Diese Doppelkasuistik betont die breite Differenzialdiagnose und die daraus potenziell resultierenden therapeutischen Schwierigkeiten bei kontaktlinsenassoziierten Keratitiden. Fehldiagnosen sind aufgrund atypischer Erscheinungsbilder in der frühen Phase häufig. Jedoch gibt es einige klinische Anzeichen, die den Augenarzt warnen sollten. Eine gründliche Anamnese des Kontakts mit Tieren oder kontaminiertem Wasser steigert die Angst vor Pilz- oder Akanthamöbeninfektionen. Eine Kontaktlinsenanamnese lässt uns manchmal a priori zu Unrecht eine solitäre Akanthamöbenkeratitis vermuten. Eine sehr schnell fortschreitende eitrige stromale Keratitis deutet auf eine Pseudomonas-Infektion hin [3]. Pilzkeratitiden können als haloförmiges Infiltrat mit möglichen Satellitenläsionen erscheinen [1, 4, 10]. Zu diesem Krankheitsbild sind das pyramidenförmige Hypopyon und das Hornhautinfiltrat mit intaktem Epithel assoziiert, in Deutschland auch als BB-1- und BB-2-Zeichen nach Behrens-Baumann bekannt [2, 11]. Aus unserer Erfahrung ist der Vorderkammerreizzustand ein kritisches prognostisches Kriterium bei allen mykotischen Keratitiden.

Die wiederkehrenden Akanthamöbeninfektionen werden als Frühzeichen durch das sog. „Dirty-Epithelium“ gekennzeichnet, Schmerzen sind typischerweise stark, aber uneinheitlich [5].

Eine angemessene Behandlung kann nur durch ein systematisches Vorgehen erreicht werden. Aufgrund der möglichen Mischinfektion sind wir der Meinung, dass alle diagnostischen Modalitäten – Polymerasekettenreaktion (PCR), In-vitro-Kultivierung, Histologie und in vivo konfokale Mikroskopie am Aufnahmetag – parallel durchgeführt werden sollten [4, 8, 11]. Konfokale Mikroskopie ist nicht als ein alleinstehendes diagnostisches Verfahren anzusehen, sondern als Ergänzung zu dem Spektrum der diagnostischen Modalitäten besonders bei atypischen Hornhautbefunden. Die Interpretation der konfokalen Mikroskopie hängt von der Expertise des Untersuchers ab [6].

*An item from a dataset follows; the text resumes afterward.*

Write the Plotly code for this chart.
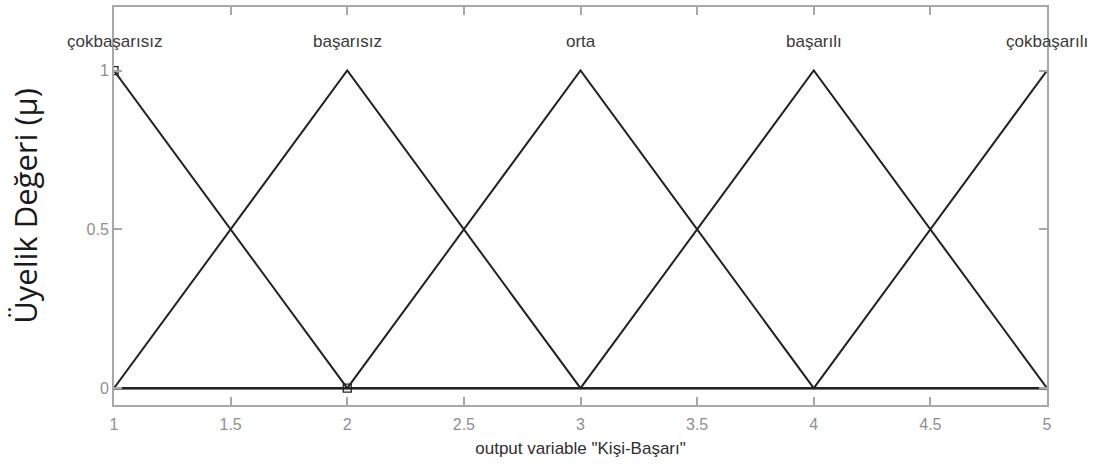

Wertschätzendes interdisziplinäres Zusammenarbeiten mit der Mikrobiologie ist unerlässlich zur Identifizierung der Pathogene und Anpassung der Therapie. Bei Verdacht auf Pilzinfektion (mit unbekanntem Erreger) sollte topisches Voriconazol 2 % als Primärbehandlung eingeleitet werden, denn der antimykotische Wirkstoff kann auch gegen andere Erreger wie Akanthamöben wirken [1, 7]. In beiden Fällen war die zeitnahe perforierende Excimerlaser-Keratoplastik mit Einzelknüpfnähten und adäquater Lokaltherapie über 8 Wochen therapeutisch erfolgreich.

Fazit für die Praxis

Bei jeder unklaren oder therapieresistenten kontaktlinsenassoziierten Keratitis sollte an eine Mischinfektion gedacht werden, und eine Polymerasekettenreaktion (PCR), In-vitro-Kultivierung, Histologie und in vivo konfokale Mikroskopie sollten am Aufnahmetag parallel durchgeführt werden.